%%
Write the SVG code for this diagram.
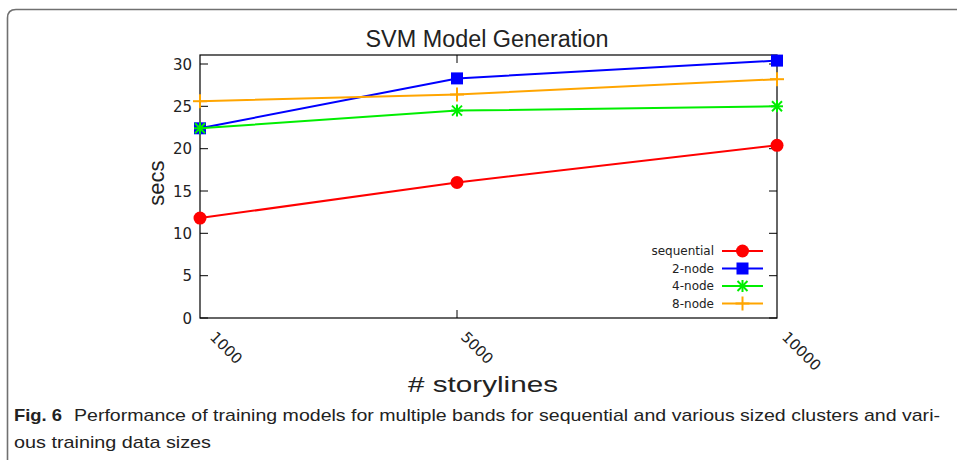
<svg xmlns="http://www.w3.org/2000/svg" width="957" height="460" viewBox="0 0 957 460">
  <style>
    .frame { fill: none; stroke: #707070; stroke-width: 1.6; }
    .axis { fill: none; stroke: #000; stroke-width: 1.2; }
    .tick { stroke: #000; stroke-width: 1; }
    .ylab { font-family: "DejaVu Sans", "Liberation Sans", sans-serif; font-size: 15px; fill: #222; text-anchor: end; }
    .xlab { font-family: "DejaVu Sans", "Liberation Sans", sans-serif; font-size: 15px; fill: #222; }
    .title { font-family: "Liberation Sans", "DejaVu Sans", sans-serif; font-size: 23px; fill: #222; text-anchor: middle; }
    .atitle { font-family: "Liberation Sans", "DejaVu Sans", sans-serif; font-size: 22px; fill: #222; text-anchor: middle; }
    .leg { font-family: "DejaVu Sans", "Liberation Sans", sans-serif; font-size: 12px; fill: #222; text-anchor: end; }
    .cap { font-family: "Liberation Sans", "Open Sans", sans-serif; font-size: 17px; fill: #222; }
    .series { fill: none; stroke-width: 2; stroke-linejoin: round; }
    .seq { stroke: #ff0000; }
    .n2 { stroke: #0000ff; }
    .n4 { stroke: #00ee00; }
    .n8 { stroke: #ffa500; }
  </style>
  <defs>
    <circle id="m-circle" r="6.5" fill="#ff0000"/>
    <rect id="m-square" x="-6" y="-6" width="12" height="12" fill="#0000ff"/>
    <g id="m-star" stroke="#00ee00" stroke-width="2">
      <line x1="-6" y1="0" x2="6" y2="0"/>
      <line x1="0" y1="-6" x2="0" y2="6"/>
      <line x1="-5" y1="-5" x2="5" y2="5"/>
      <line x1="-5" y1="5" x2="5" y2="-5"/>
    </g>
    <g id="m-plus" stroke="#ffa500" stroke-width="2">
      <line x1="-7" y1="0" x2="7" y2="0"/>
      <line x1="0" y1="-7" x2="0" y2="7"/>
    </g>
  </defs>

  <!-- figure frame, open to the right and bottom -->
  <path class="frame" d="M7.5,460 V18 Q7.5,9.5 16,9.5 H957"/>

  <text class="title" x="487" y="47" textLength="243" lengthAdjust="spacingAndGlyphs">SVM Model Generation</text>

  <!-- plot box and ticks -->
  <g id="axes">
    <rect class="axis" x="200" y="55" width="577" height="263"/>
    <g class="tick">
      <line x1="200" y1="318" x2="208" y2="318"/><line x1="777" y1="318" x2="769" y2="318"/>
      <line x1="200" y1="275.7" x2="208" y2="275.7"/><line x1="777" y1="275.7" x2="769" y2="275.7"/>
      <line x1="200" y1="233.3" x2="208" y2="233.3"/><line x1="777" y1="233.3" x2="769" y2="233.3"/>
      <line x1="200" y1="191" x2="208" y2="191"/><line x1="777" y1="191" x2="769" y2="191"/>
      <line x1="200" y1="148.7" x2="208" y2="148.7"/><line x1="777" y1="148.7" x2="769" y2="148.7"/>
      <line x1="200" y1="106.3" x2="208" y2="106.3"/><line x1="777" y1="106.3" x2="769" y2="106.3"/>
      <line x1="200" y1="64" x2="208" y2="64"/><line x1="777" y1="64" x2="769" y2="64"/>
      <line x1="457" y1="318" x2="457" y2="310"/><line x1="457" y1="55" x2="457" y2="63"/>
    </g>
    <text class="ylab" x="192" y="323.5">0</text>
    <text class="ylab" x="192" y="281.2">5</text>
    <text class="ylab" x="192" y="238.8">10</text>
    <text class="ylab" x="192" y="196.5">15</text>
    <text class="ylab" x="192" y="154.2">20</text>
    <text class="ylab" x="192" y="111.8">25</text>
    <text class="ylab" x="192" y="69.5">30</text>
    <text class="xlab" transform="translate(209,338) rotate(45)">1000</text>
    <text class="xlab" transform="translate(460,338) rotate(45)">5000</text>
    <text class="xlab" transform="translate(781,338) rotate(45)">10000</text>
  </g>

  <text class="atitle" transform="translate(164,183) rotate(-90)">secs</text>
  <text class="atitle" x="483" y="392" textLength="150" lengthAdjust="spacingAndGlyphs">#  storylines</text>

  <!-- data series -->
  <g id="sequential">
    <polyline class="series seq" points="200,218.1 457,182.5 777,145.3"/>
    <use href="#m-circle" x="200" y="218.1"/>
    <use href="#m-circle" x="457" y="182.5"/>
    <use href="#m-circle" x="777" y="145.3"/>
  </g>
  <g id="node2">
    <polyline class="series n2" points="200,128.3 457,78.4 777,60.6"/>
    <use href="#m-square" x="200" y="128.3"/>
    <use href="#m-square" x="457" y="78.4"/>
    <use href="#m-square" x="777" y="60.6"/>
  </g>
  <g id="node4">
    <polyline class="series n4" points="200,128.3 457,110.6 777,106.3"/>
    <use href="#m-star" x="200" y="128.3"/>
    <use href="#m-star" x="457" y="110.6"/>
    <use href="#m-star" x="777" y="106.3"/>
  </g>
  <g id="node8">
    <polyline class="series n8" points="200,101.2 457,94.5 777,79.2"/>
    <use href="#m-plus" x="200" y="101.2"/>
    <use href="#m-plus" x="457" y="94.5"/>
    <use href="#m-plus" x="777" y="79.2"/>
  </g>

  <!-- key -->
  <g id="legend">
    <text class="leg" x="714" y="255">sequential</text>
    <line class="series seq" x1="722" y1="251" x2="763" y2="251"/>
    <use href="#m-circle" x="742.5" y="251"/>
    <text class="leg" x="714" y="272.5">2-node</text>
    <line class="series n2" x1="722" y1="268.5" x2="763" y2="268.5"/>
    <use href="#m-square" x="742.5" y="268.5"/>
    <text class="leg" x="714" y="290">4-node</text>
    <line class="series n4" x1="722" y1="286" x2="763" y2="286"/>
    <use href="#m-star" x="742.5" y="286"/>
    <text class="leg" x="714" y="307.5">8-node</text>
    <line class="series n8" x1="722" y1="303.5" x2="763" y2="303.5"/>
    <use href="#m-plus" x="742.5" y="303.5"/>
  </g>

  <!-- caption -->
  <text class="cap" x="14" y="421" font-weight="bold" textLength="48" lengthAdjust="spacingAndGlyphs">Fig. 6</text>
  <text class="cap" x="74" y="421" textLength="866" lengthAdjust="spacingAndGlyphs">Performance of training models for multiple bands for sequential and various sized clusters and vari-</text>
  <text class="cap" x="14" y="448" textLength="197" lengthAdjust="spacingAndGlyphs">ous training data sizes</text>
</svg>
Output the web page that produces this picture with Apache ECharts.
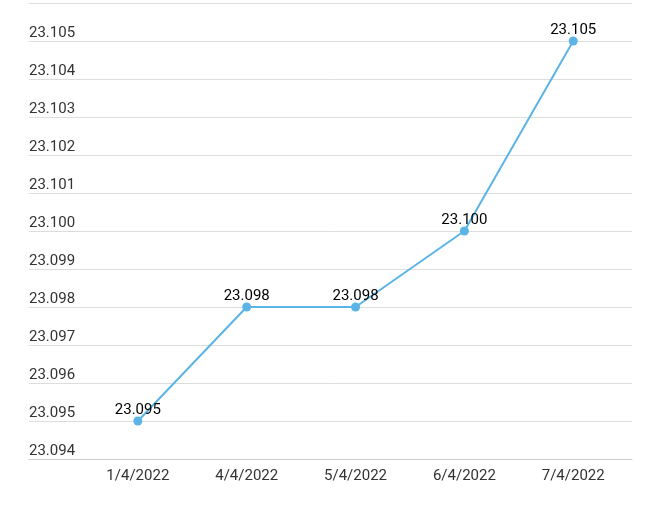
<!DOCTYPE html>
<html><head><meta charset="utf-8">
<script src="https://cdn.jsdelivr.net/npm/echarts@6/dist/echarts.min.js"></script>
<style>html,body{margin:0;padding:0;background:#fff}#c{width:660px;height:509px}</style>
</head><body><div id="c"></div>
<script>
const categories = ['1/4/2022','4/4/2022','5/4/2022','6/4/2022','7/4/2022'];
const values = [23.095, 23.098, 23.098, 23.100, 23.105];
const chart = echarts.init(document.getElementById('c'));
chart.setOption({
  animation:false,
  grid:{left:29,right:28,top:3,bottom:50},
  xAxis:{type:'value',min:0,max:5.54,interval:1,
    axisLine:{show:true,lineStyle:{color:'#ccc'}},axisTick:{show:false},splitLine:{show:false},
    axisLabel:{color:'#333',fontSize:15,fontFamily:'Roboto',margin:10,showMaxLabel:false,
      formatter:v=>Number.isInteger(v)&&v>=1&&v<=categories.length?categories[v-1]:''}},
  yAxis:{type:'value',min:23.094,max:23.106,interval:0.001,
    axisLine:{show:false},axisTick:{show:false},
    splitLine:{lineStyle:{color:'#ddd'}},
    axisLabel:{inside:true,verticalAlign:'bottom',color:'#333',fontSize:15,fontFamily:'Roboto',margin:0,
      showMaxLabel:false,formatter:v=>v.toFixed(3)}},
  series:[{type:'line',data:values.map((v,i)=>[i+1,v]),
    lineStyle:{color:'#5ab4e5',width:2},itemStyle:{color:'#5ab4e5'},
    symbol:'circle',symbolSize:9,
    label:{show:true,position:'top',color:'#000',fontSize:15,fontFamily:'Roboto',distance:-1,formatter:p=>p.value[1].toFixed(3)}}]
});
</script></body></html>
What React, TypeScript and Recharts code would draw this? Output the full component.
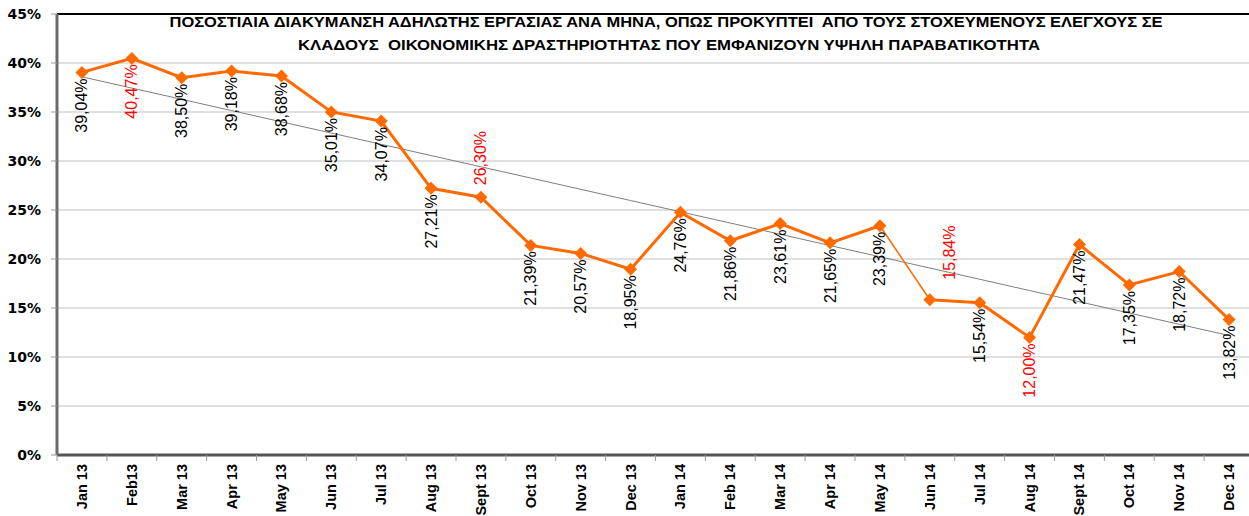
%%
WHAT YOU NEED TO DO:
Tally how many lines of the records hold the word "code". Answer with the number only.

EXERCISE ANSWER:
2